Of course for colourful children’s books and adult picture books there’s still a lot of room for improvement when it comes to digital books, but regular text-based books can easily be replicated and carry none of the paper, ink, binding and printing costs that burden printed books. They can also be sold 24/7 anywhere in the country -or indeed the world – where there is a sales platform and a means to pay.
But given it was only this year that the Ekushey Boi Mela even got a website –
it would appear Bangladesh has long way to go before it will be fully ready to embrace the digital advantage.
The tragedy is that that means many publishers will fail this coming year as print prices for consumers spiral out of control and year-round sales diminish and Ekushey Boi Mela sales tumble next February.
Bangladeshi publishers might want to take a closer look at the way digital books have become an integral part of “western” publishing.
In the USA the latest report from the American Publishers Association estimates put the ebook sales sector at 12.7% of all trade book sales, bringing in $80 million (BDT 7.6 billion) in revenue in July and $500 million (BDT 47 billion) for the first six months of 2022.
The real figure is much higher, because the APA only counts part of the market.

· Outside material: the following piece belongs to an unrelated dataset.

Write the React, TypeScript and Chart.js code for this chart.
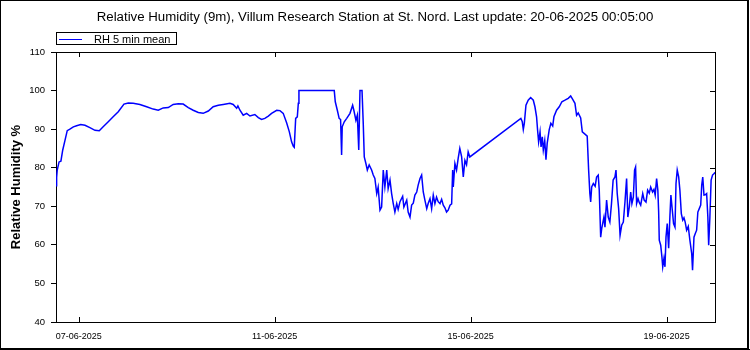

For example, the Kindle Unlimited ebook subscription service operated by Amazon paid out $250 million (BDT 23.7 billion) in royalties to self-publishers in the first six months of 2022, on top of the $500 million the APA reported, and even here we are not counting all ebook revenue.
Digital audiobook sales are booming too, the latter driven almost entirely by smartphone consumption, while of course regular ebooks can also be read on a standard smartphone. In the first six months of 2022 digital audiobooks brought in $400 million for US publishers.
That’s a total of BDT 108 billion in digital books sales, still with many uncounted.
For a country like Bangladesh, where the major Western digital books operators are not available there is a very real opportunity for publishers to seize the initiative and sell direct to readers.
Formatting ebooks is not expensive, and once done there are no further production costs. Sell one ebook or one million and the production costs remain the same. No paper, print, ink, binding, warehousing and distribution costs.
Setting up a direct sales website is a relatively simple and inexpensive task, or digital books can be sold via third party sites which will handle all the payment processing and ebook delivery to the consumer, and hand the publisher a healthy profit each month. Each month, not just in February. Imagine what that could do for publisher cash-flow.
Right now domestic ebook sites are sparse, but Boitoi is a good example of a Bangladesh ebook platform poised for rapid growth.
Of course many readers will still prefer print, and for those that do, and are willing or able to pay the price that’s a bonus for publishers.
But Bangladesh-published print books are difficult to sell outside the country. Bangladeshi ebooks on the other hand have an instant global marketplace opportunity to reach Bangla-speaking neighbouring countries like India, to reach the Bangladeshi diaspora, and to reach new global markets in translation.